About Karen's Work
Karen Russell is a fiction writer whose haunting yet comic tales blend fantastical elements with psychological realism and classic themes of transformation and redemption. Setting much of her work in the Everglades of her native Florida, she depicts in lyrical, energetic prose an enchanting and forbidding landscape and delves into subcultures rarely encountered in contemporary American literature.
The vividly realized stories in her debut collection, St. Lucy’s Home for Girls Raised by Wolves (2006), revolve around a cast of adolescents, often parentless, caught between the worlds of childhood and adulthood, wilderness and civilization, island and mainland, the living and the dead. In her novel Swamplandia! (2011), Russell revisits and expands on the opening story of her earlier collection, “Ava Wrestles the Alligator,” to explore the intricacies and consequences of a family’s grief following the death of their matriarch. Narrated primarily by its thirteen-year-old protagonist, Ava, the novel weaves together a chilling odyssey into a swampland netherworld; lush descriptions of the flora, fauna, and history of the Everglades region; and profound observations about human nature in the face of irreparable loss.
Russell’s recently published collection of stories, Vampires in the Lemon Grove (2013), navigates new and diverse terrain, from a nineteenth-century silk factory in Japan, to a drought-ravaged homesteader settlement on the plains of Nebraska, to the traumatic memories of an Iraq War veteran.

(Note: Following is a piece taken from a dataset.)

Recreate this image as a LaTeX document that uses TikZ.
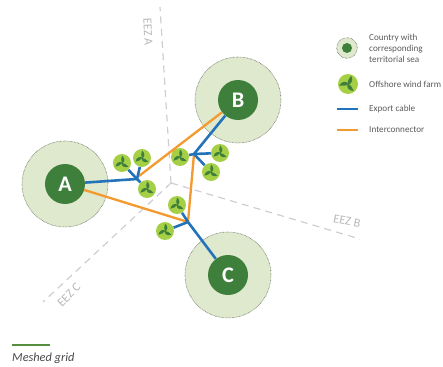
\documentclass[tikz,border=0pt]{standalone}
\usepackage{fontspec}
\setmainfont{Carlito}
\usepackage{xcolor}
\usetikzlibrary{positioning}
\definecolor{seagreen}{HTML}{DFE9CD}
\definecolor{landgreen}{HTML}{3F7F3C}
\definecolor{farmgreen}{HTML}{A5CF45}
\definecolor{cableblue}{HTML}{2273BA}
\definecolor{linkorange}{HTML}{F39B30}
\definecolor{eezgrey}{HTML}{CDCDD2}
\definecolor{legendgrey}{HTML}{5A5A5A}
% wind farm with three blades, #1 = name, #2 = x, #3 = y, #4 = style, #5 = blade length, #6 = start angle
\newcommand{\drawfarm}[6]{
	\node[#4] (#1) at (#2,#3) {};
	\foreach \bladeangle in {0,120,240}{
		\fill[landgreen, shift={(#1.center)}, y=0.03cm, rotate=#6+\bladeangle]
			(0,-0.6) .. controls (0.45*#5,0.2*#5) and (0.4*#5,0.65*#5) .. (0,#5)
			.. controls (-0.02*#5,0.65*#5) and (-0.25*#5,0.3*#5) .. (0,-0.6);
	}
}
\tikzset{
	sea/.style={circle, fill=seagreen, draw=black!55!seagreen, line width=0.5pt, dash pattern=on 0.5pt off 0.7pt, minimum size=2.58cm, inner sep=0pt},
	country/.style={circle, fill=landgreen, text=white, font=\fontsize{19}{19}\selectfont\bfseries, minimum size=1.2cm, inner sep=0pt},
	farm/.style={circle, fill=farmgreen, minimum size=0.54cm, inner sep=0pt},
	farmkey/.style={circle, fill=farmgreen, minimum size=0.6cm, inner sep=0pt},
	eez/.style={eezgrey, line width=1pt, dash pattern=on 6pt off 4.5pt},
	eezlabel/.style={text=eezgrey!90!black, font=\fontsize{10.5}{10.5}\selectfont},
	export/.style={cableblue, line width=2.2pt},
	link/.style={linkorange, line width=2pt},
	keytext/.style={text=legendgrey, font=\fontsize{7.8}{9.4}\selectfont, align=left, anchor=west, inner sep=0pt},
}
\begin{document}
\begin{tikzpicture}[x=0.03cm, y=-0.03cm]
	\useasboundingbox (0,0) rectangle (443,367);

	% EEZ borders
	\coordinate (eezO) at (171,183);
	\coordinate (eezAend) at (160,7);
	\coordinate (eezBend) at (360,239);
	\coordinate (eezCend) at (43,302);
	\draw[eez] (eezO) -- (eezAend);
	\draw[eez] (eezO) -- (eezBend);
	\draw[eez] (eezO) -- (eezCend);
	\node[eezlabel, rotate=-87] (eezA) at (148,32) {EEZ A};
	\node[eezlabel, rotate=-11] (eezB) at (347,221) {EEZ B};
	\node[eezlabel, rotate=45] (eezC) at (69,295) {EEZ C};

	% territorial seas
	\node[sea] (seaA) at (65,184) {};
	\node[sea] (seaB) at (238,100) {};
	\node[sea] (seaC) at (228,275) {};

	% countries
	\node[country] (A) at (65,184) {A};
	\node[country] (B) at (238,100) {B};
	\node[country] (C) at (228,275) {C};

	% wind farms
	\drawfarm{farmAa}{122}{163}{farm}{7.5}{0}
	\drawfarm{farmAb}{142}{158}{farm}{7.5}{0}
	\drawfarm{farmAc}{147}{189}{farm}{7.5}{0}
	\drawfarm{farmBa}{180}{157}{farm}{7.5}{0}
	\drawfarm{farmBb}{220}{153}{farm}{7.5}{0}
	\drawfarm{farmBc}{211}{172}{farm}{7.5}{0}
	\drawfarm{farmCa}{177}{205}{farm}{7.5}{0}
	\drawfarm{farmCb}{165}{231}{farm}{7.5}{0}

	% hubs
	\coordinate (hubA) at (137,179);
	\coordinate (hubB) at (194,154);
	\coordinate (hubC) at (188,222);
	\coordinate (linkA) at (139,176);

	% interconnectors
	\draw[link] (A) -- (hubC);
	\draw[link] (hubC) -- (hubB);
	\draw[link] (linkA) -- (B);

	% export cables
	\draw[export] (A) -- (hubA);
	\draw[export] (hubA) -- (farmAa);
	\draw[export] (hubA) -- (farmAb);
	\draw[export] (hubA) -- (farmAc);
	\draw[export] (B) -- (hubB);
	\draw[export] (hubB) -- (farmBa);
	\draw[export] (hubB) -- (farmBb);
	\draw[export] (hubB) -- (farmBc);
	\draw[export] (C) -- (hubC);
	\draw[export] (hubC) -- (farmCa);
	\draw[export] (hubC) -- (farmCb);

	% legend
	\node[sea, minimum size=0.62cm] (keySea) at (347,48) {};
	\node[country, minimum size=0.3cm] (keyLand) at (347,48) {};
	\drawfarm{keyFarm}{348}{84}{farmkey}{9}{-20}
	\coordinate (keyBlueL) at (337,109);
	\coordinate (keyBlueR) at (358,109);
	\coordinate (keyOrangeL) at (337,130);
	\coordinate (keyOrangeR) at (358,130);
	\draw[export] (keyBlueL) -- (keyBlueR);
	\draw[link] (keyOrangeL) -- (keyOrangeR);
	\node[keytext] (keyTextSea) at (369,48) {Country with\\corresponding\\territorial sea};
	\node[keytext] (keyTextFarm) at (369,84) {Offshore wind farm};
	\node[keytext] (keyTextBlue) at (369,109) {Export cable};
	\node[keytext] (keyTextOrange) at (369,130) {Interconnector};

	% caption
	\coordinate (gridL) at (12,345);
	\coordinate (gridR) at (50,345);
	\draw[landgreen!80!farmgreen, line width=1.5pt] (gridL) -- (gridR);
	\node[text=legendgrey!80!black, font=\fontsize{10.5}{10.5}\selectfont\itshape, anchor=west, inner sep=0pt] (gridText) at (12,358) {Meshed grid};
\end{tikzpicture}
\end{document}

Through the wildly inventive premises of these and other stories, Russell is widening the scope of her already far-reaching and distinctive imagination.
Biography
Karen Russell received a B.A. (2003) from Northwestern University and an M.F.A. (2006) from Columbia University. Her short stories have appeared in such publications as The New Yorker, Granta, Zoetrope, and Oxford American. She was a fellow at the Cullman Center (2010) and at the American Academy of Berlin (2012), and she has taught writing and literature at Columbia University (2006–2009), Williams College (2009), Bard College (2011), Bryn Mawr College (2012), and the University of Rutgers, Camden (2013).